Pictures are not part of the copy. Retype the lines from the first one through the line that contains "markeredgewidth=1.1, zorder=3, legend=False, **styles[g])".

---- Task input

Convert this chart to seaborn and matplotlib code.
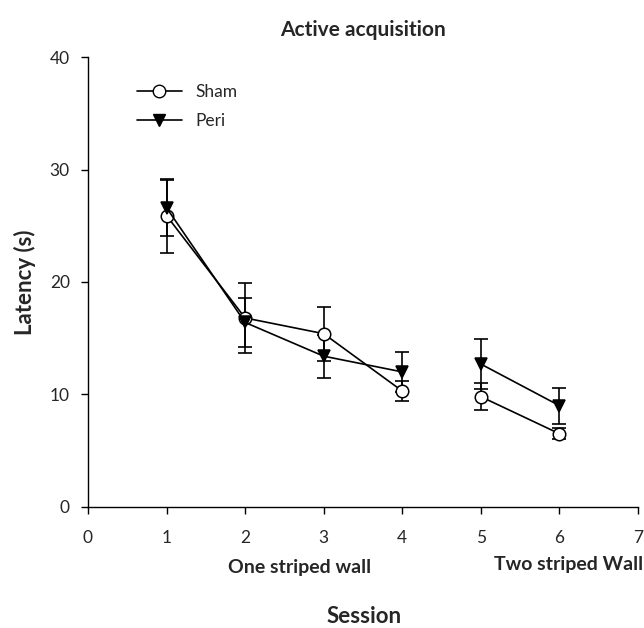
import numpy as np
import pandas as pd
import matplotlib
matplotlib.use("Agg")
import matplotlib.pyplot as plt
from matplotlib.lines import Line2D
import seaborn as sns

# ---------------------------
# Data
# ---------------------------
sessions = [1, 2, 3, 4, 5, 6]
wall = ["one", "one", "one", "one", "two", "two"]

sham_mean = [25.9, 16.8, 15.4, 10.3, 9.8, 6.5]
sham_sem = [3.3, 3.1, 2.4, 0.9, 1.2, 0.5]

peri_mean = [26.6, 16.4, 13.4, 12.0, 12.7, 9.0]
peri_sem = [2.5, 2.2, 1.9, 1.8, 2.2, 1.6]

groups = ["Sham", "Peri"]

df = pd.concat([
    pd.DataFrame({"session": sessions, "wall": wall, "latency": sham_mean,
                  "sem": sham_sem, "group": "Sham"}),
    pd.DataFrame({"session": sessions, "wall": wall, "latency": peri_mean,
                  "sem": peri_sem, "group": "Peri"}),
])

# ---------------------------
# Style
# ---------------------------
sns.set_style("ticks")
plt.rcParams["font.family"] = ["Lato", "DejaVu Sans"]
plt.rcParams["xtick.direction"] = "out"
plt.rcParams["ytick.direction"] = "out"

fig = plt.figure(figsize=(6.44, 6.28), dpi=100)
ax = fig.add_axes([0.1366, 0.193, 0.854, 0.716])

styles = {
    "Sham": dict(marker="o", markerfacecolor="white"),
    "Peri": dict(marker="v", markerfacecolor="black"),
}

for g in groups:
    sub = df[df["group"] == g]
    ax.errorbar(sub["session"], sub["latency"], yerr=sub["sem"], fmt="none",
                ecolor="black", elinewidth=1.2, capsize=5, capthick=1.2, zorder=2)
    for w in ["one", "two"]:
        seg = sub[sub["wall"] == w]
        sns.lineplot(data=seg, x="session", y="latency", ax=ax, color="black",
                     linewidth=1.2, markersize=9, markeredgecolor="black",
                     markeredgewidth=1.1, zorder=3, legend=False, **styles[g])

ax.set_xlim(0, 7)
ax.set_ylim(0, 40)
ax.set_xticks(range(0, 8))
ax.set_yticks([0, 10, 20, 30, 40])
ax.tick_params(axis="both", labelsize=12.5, length=5, width=1, color="black")
ax.tick_params(axis="x", pad=12)
ax.tick_params(axis="y", pad=8)
for s in ["left", "bottom"]:
    ax.spines[s].set_linewidth(1)
    ax.spines[s].set_color("black")
sns.despine(ax=ax)

ax.set_xlabel("")
ax.set_ylabel("Latency (s)", fontsize=16, fontweight="bold", labelpad=10)
ax.set_title("Active acquisition", fontsize=15, fontweight="bold", pad=15)

fig.text(0.465, 0.097, "One striped wall", fontsize=14, fontweight="bold",
         ha="center", va="center")
fig.text(0.999, 0.101, "Two striped Wall", fontsize=14, fontweight="bold",
         ha="right", va="center")
fig.text(0.565, 0.018, "Session", fontsize=16, fontweight="bold",
         ha="center", va="center")

handles = [
    Line2D([0], [0], color="black", lw=1.2, marker="o", markerfacecolor="white",
           markeredgecolor="black", markersize=9),
    Line2D([0], [0], color="black", lw=1.2, marker="v", markerfacecolor="black",
           markeredgecolor="black", markersize=9),
]
ax.legend(handles, groups, loc="upper left", bbox_to_anchor=(0.06, 0.975),
          frameon=False, fontsize=12.5, handlelength=2.6, handletextpad=0.8,
          labelspacing=0.75)

fig.savefig("out.png", dpi=100)
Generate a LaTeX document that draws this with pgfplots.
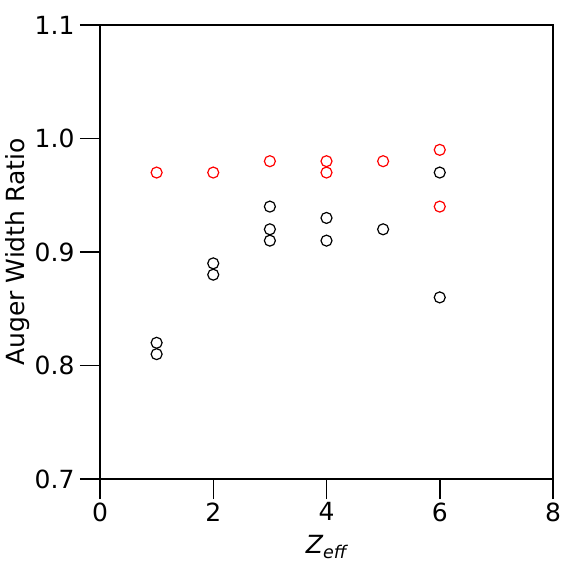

--------

The completed task
Convert this chart to seaborn and matplotlib code.
import numpy as np
import pandas as pd
import matplotlib
matplotlib.use("Agg")
import matplotlib.pyplot as plt
from matplotlib.lines import Line2D
import seaborn as sns

# ---------------------------
# Data
# ---------------------------
sessions = [1, 2, 3, 4, 5, 6]
wall = ["one", "one", "one", "one", "two", "two"]

sham_mean = [25.9, 16.8, 15.4, 10.3, 9.8, 6.5]
sham_sem = [3.3, 3.1, 2.4, 0.9, 1.2, 0.5]

peri_mean = [26.6, 16.4, 13.4, 12.0, 12.7, 9.0]
peri_sem = [2.5, 2.2, 1.9, 1.8, 2.2, 1.6]

groups = ["Sham", "Peri"]

df = pd.concat([
    pd.DataFrame({"session": sessions, "wall": wall, "latency": sham_mean,
                  "sem": sham_sem, "group": "Sham"}),
    pd.DataFrame({"session": sessions, "wall": wall, "latency": peri_mean,
                  "sem": peri_sem, "group": "Peri"}),
])

# ---------------------------
# Style
# ---------------------------
sns.set_style("ticks")
plt.rcParams["font.family"] = ["Lato", "DejaVu Sans"]
plt.rcParams["xtick.direction"] = "out"
plt.rcParams["ytick.direction"] = "out"

fig = plt.figure(figsize=(6.44, 6.28), dpi=100)
ax = fig.add_axes([0.1366, 0.193, 0.854, 0.716])

styles = {
    "Sham": dict(marker="o", markerfacecolor="white"),
    "Peri": dict(marker="v", markerfacecolor="black"),
}

for g in groups:
    sub = df[df["group"] == g]
    ax.errorbar(sub["session"], sub["latency"], yerr=sub["sem"], fmt="none",
                ecolor="black", elinewidth=1.2, capsize=5, capthick=1.2, zorder=2)
    for w in ["one", "two"]:
        seg = sub[sub["wall"] == w]
        sns.lineplot(data=seg, x="session", y="latency", ax=ax, color="black",
                     linewidth=1.2, markersize=9, markeredgecolor="black",
                     markeredgewidth=1.1, zorder=3, legend=False, **styles[g])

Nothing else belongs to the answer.